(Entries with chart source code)
[start]

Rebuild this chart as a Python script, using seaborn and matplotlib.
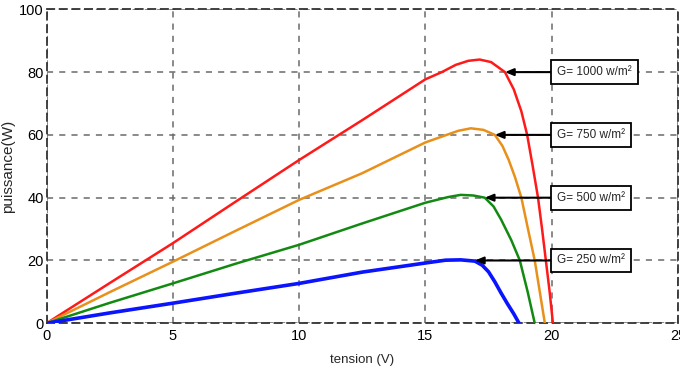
import matplotlib.pyplot as plt
import pandas as pd
import seaborn as sns

# Values (tension V, puissance W)
v_1000 = [0, 2.5, 5, 7.5, 10, 12.5, 15, 15.65, 16.2, 16.7, 17.15, 17.6, 18.15, 18.5, 18.8, 19.03, 19.25, 19.46, 19.62, 19.77, 19.92, 20.05]
p_1000 = [0, 12.8, 25.5, 38.8, 52, 64.7, 77.7, 80, 82.3, 83.6, 84, 83.2, 80, 74.5, 67.5, 60, 50, 40, 30, 20, 10, 0]

v_750 = [0, 2.5, 5, 7.5, 10, 12.5, 15, 15.84, 16.3, 16.8, 17.3, 17.75, 18.05, 18.3, 18.55, 18.8, 19.05, 19.33, 19.53, 19.73]
p_750 = [0, 9.9, 19.6, 29.5, 39.3, 47.8, 57.6, 60, 61.3, 62.1, 61.6, 60, 56.5, 52, 46.5, 40, 30.5, 20, 10, 0]

v_500 = [0, 2.5, 5, 7.5, 10, 12.5, 15, 15.9, 16.4, 16.9, 17.35, 17.7, 18.0, 18.4, 18.74, 19.05, 19.33]
p_500 = [0, 6.5, 12.7, 19, 25, 31.8, 38.4, 40.2, 40.9, 40.7, 40, 37.2, 33, 26.5, 20, 10, 0]

v_250 = [0, 2.5, 5, 7.5, 10, 12.5, 15, 15.8, 16.4, 16.96, 17.25, 17.5, 17.75, 18.0, 18.25, 18.5, 18.71]
p_250 = [0, 3.3, 6.4, 9.6, 12.7, 16.3, 19.2, 20.1, 20.2, 19.8, 18.5, 16.4, 13.2, 9.6, 6.2, 3, 0]

labels = ['G= 1000 w/m²', 'G= 750 w/m²', 'G= 500 w/m²', 'G= 250 w/m²']
colors = ['#ff1a1a', '#e8901a', '#128a12', '#0a14ff']
arrow_tips = [(18.15, 80), (17.75, 60), (17.35, 40), (16.96, 20)]
box_y = [80, 60, 40, 20]

curves = [(v_1000, p_1000), (v_750, p_750), (v_500, p_500), (v_250, p_250)]

sns.set_style('white')
plt.rcParams['font.family'] = ['Liberation Sans Narrow', 'Liberation Sans', 'DejaVu Sans']

fig = plt.figure(figsize=(6.8, 3.74), dpi=100)
ax = fig.add_axes([0.0684, 0.1356, 0.9286, 0.8395])

widths = [1.8, 1.8, 1.8, 2.6]
for (v, p), c, lw in zip(curves, colors, widths):
    sns.lineplot(x=v, y=p, color=c, linewidth=lw, sort=False, ax=ax, zorder=3)

# boxed labels with arrows pointing at each curve
for txt, tip, y in zip(labels, arrow_tips, box_y):
    ax.annotate(txt, xy=tip, xytext=(20.22, y), textcoords='data',
                ha='left', va='center', fontsize=8.5, zorder=5,
                bbox=dict(boxstyle='square,pad=0.5', fc='white', ec='black', lw=1.3),
                arrowprops=dict(arrowstyle='-|>,head_length=0.6,head_width=0.25',
                                color='black', lw=1.5, shrinkA=0, shrinkB=0))

ax.set_xlim(0, 25)
ax.set_ylim(0, 100)
ax.set_xticks([0, 5, 10, 15, 20, 25])
ax.set_yticks([0, 20, 40, 60, 80, 100])
ax.grid(True, color='#6a6a6a', linestyle=(0, (4, 4)), linewidth=1.1)
for s in ax.spines.values():
    s.set_linestyle((0, (4, 3)))
    s.set_color('#333333')
    s.set_linewidth(1.3)
ax.tick_params(direction='in', length=4, width=1.2, colors='black', labelsize=10.5, pad=2)
ax.tick_params(axis='x', pad=4)

ax.set_xlabel('tension (V)', fontsize=9.5, labelpad=8)
ax.set_ylabel('puissance(W)', fontsize=11)
ax.yaxis.set_label_coords(-0.05, 0.5)

fig.savefig('out.png', dpi=100)
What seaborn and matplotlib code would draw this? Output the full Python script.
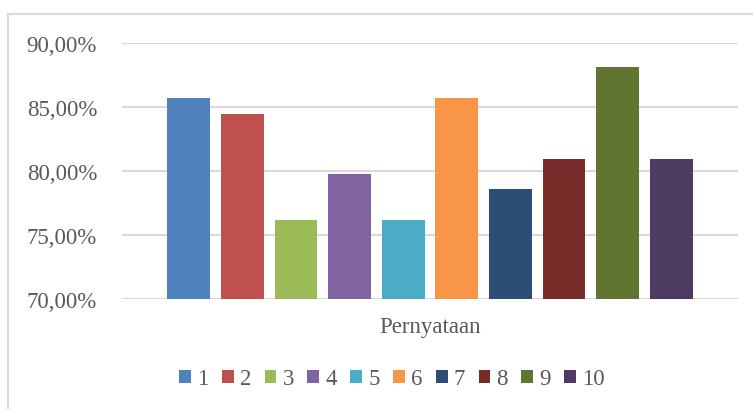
import matplotlib
matplotlib.use("Agg")
import matplotlib.pyplot as plt
import seaborn as sns
import pandas as pd
from matplotlib.patches import Rectangle
from matplotlib.ticker import FuncFormatter

statements = ["1", "2", "3", "4", "5", "6", "7", "8", "9", "10"]
values = [85.71, 84.45, 76.19, 79.76, 76.19, 85.71, 78.57, 80.95, 88.10, 80.95]
category = ["Pernyataan"] * len(statements)
colors = ["#4F81BD", "#C0504D", "#9BBB59", "#8064A2", "#4BACC6",
          "#F79646", "#2C4D75", "#772C2A", "#5F7530", "#4D3B62"]
yticks = [70, 75, 80, 85, 90]

df = pd.DataFrame({"cat": category, "stmt": statements, "val": values})

sns.set_theme(style="white")
plt.rcParams["font.family"] = ["Liberation Serif", "DejaVu Serif"]
text_color = "#595959"
fs = 16.5

fig = plt.figure(figsize=(7.53, 4.10), dpi=100)
ax = fig.add_axes([122 / 753, 1 - 300 / 410, (738 - 122) / 753, (300 - 44) / 410])

sns.barplot(data=df, x="cat", y="val", hue="stmt", hue_order=statements,
            palette=colors, width=536 / 616, gap=0.2, saturation=1,
            edgecolor="none", ax=ax, legend=True)

ax.set_xlim(-0.5, 0.5)
ax.set_ylim(70, 90)
ax.set_yticks(yticks)
ax.yaxis.set_major_formatter(FuncFormatter(lambda v, p: f"{v:.2f}%".replace(".", ",")))
ax.set_axisbelow(True)
ax.yaxis.grid(True, color="#d9d9d9", linewidth=1.5)
ax.xaxis.grid(False)
for s in ax.spines.values():
    s.set_visible(False)
ax.set_xlabel("")
ax.set_ylabel("")
ax.tick_params(axis="y", length=0, pad=18, labelsize=fs, labelcolor=text_color)
ax.tick_params(axis="x", length=0, pad=12, labelsize=fs, labelcolor=text_color)

handles, labels = ax.get_legend_handles_labels()
ax.get_legend().remove()
fig.legend(handles, labels, loc="center", bbox_to_anchor=(392 / 753, 1 - 380 / 410),
           ncol=10, frameon=False, fontsize=fs, handlelength=0.52, handleheight=0.52,
           handletextpad=0.26, columnspacing=0.59, labelcolor=text_color)

fig.patches.append(Rectangle((8 / 753, -0.5), 1.5, 0.5 + (1 - 15 / 410),
                             transform=fig.transFigure, fill=False,
                             edgecolor="#d9d9d9", linewidth=1.5))

fig.savefig("out.png", dpi=100)
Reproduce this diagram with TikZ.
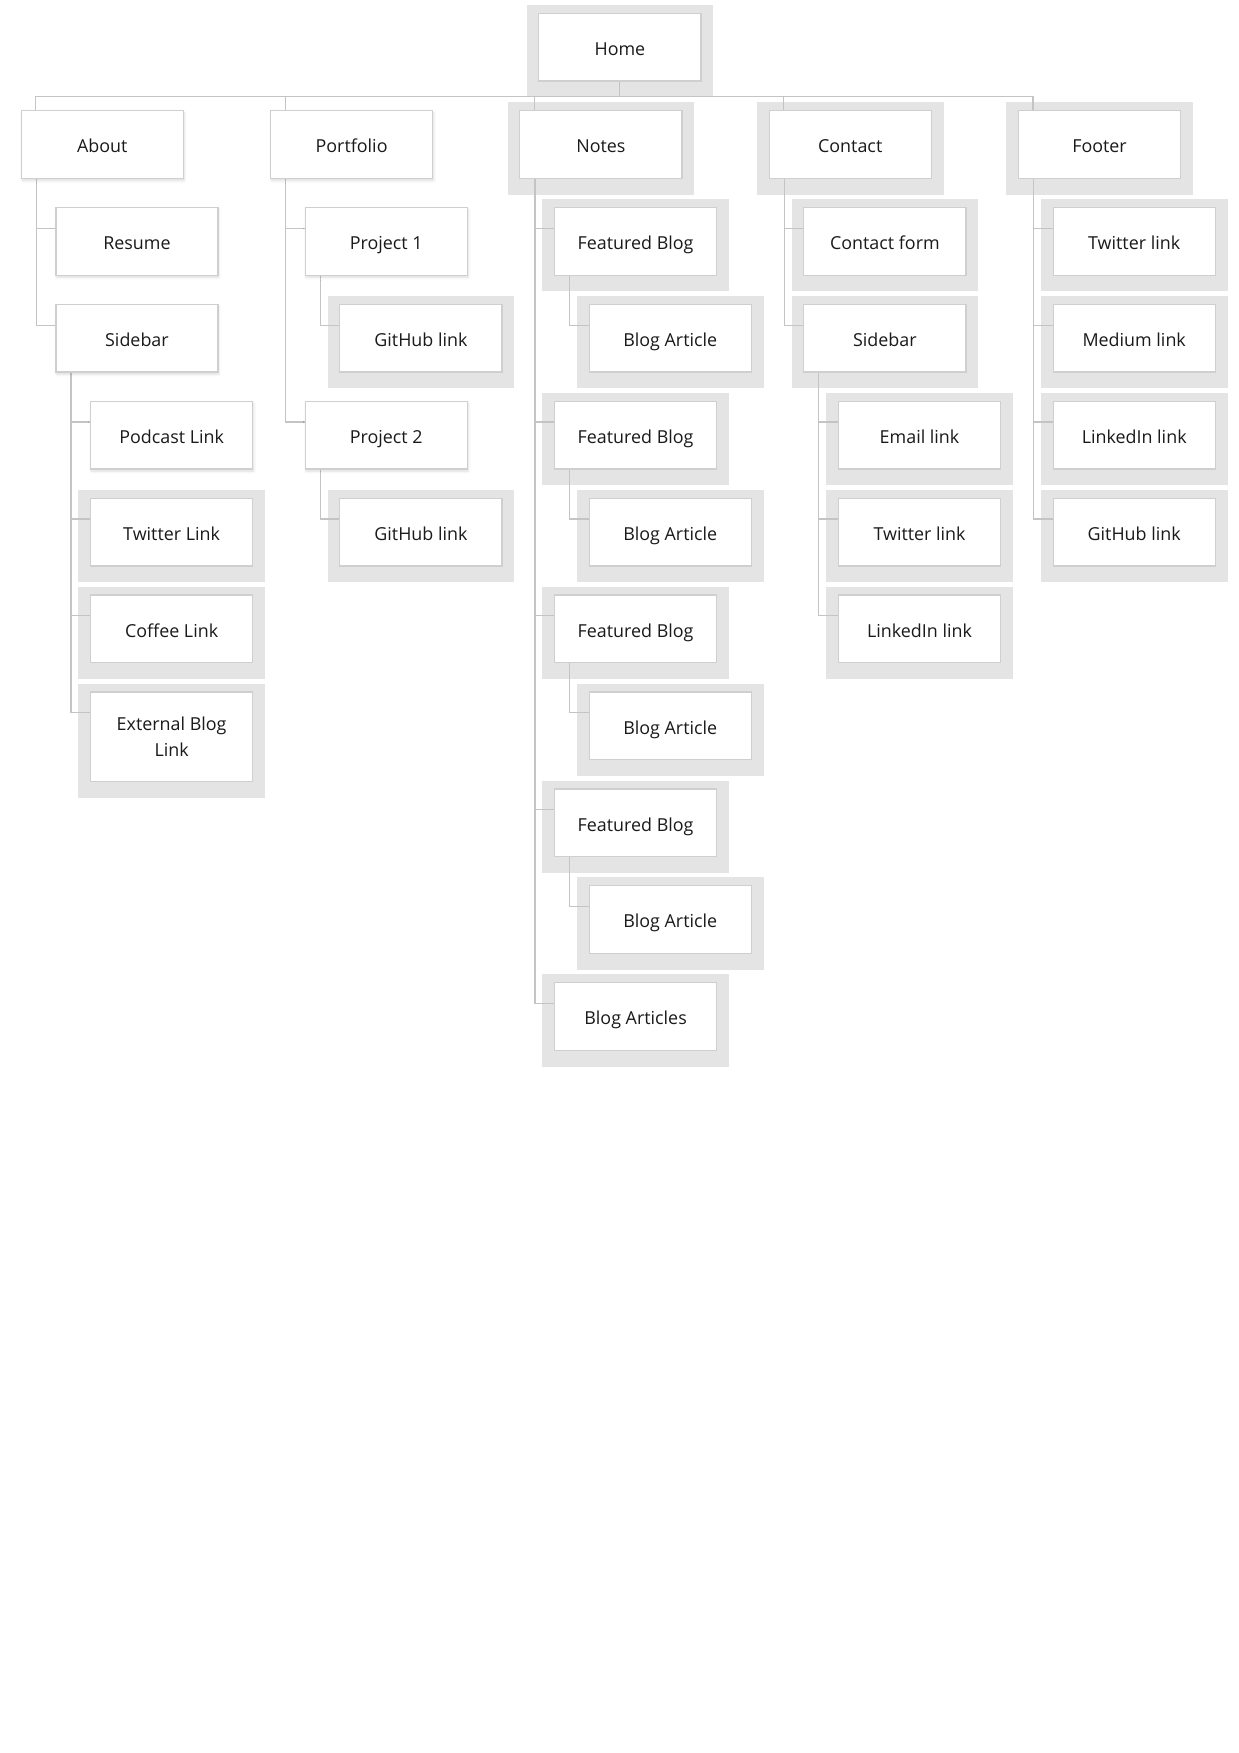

[end]

→ **TASK INSTRUCTIONS**
Write out, word for word, the lines from the start of the data through the one holding "30.5, 20, 10, 0]". Omit pictures.

→ **FINAL ANSWER**
Rebuild this chart as a Python script, using seaborn and matplotlib.
import matplotlib.pyplot as plt
import pandas as pd
import seaborn as sns

# Values (tension V, puissance W)
v_1000 = [0, 2.5, 5, 7.5, 10, 12.5, 15, 15.65, 16.2, 16.7, 17.15, 17.6, 18.15, 18.5, 18.8, 19.03, 19.25, 19.46, 19.62, 19.77, 19.92, 20.05]
p_1000 = [0, 12.8, 25.5, 38.8, 52, 64.7, 77.7, 80, 82.3, 83.6, 84, 83.2, 80, 74.5, 67.5, 60, 50, 40, 30, 20, 10, 0]

v_750 = [0, 2.5, 5, 7.5, 10, 12.5, 15, 15.84, 16.3, 16.8, 17.3, 17.75, 18.05, 18.3, 18.55, 18.8, 19.05, 19.33, 19.53, 19.73]
p_750 = [0, 9.9, 19.6, 29.5, 39.3, 47.8, 57.6, 60, 61.3, 62.1, 61.6, 60, 56.5, 52, 46.5, 40, 30.5, 20, 10, 0]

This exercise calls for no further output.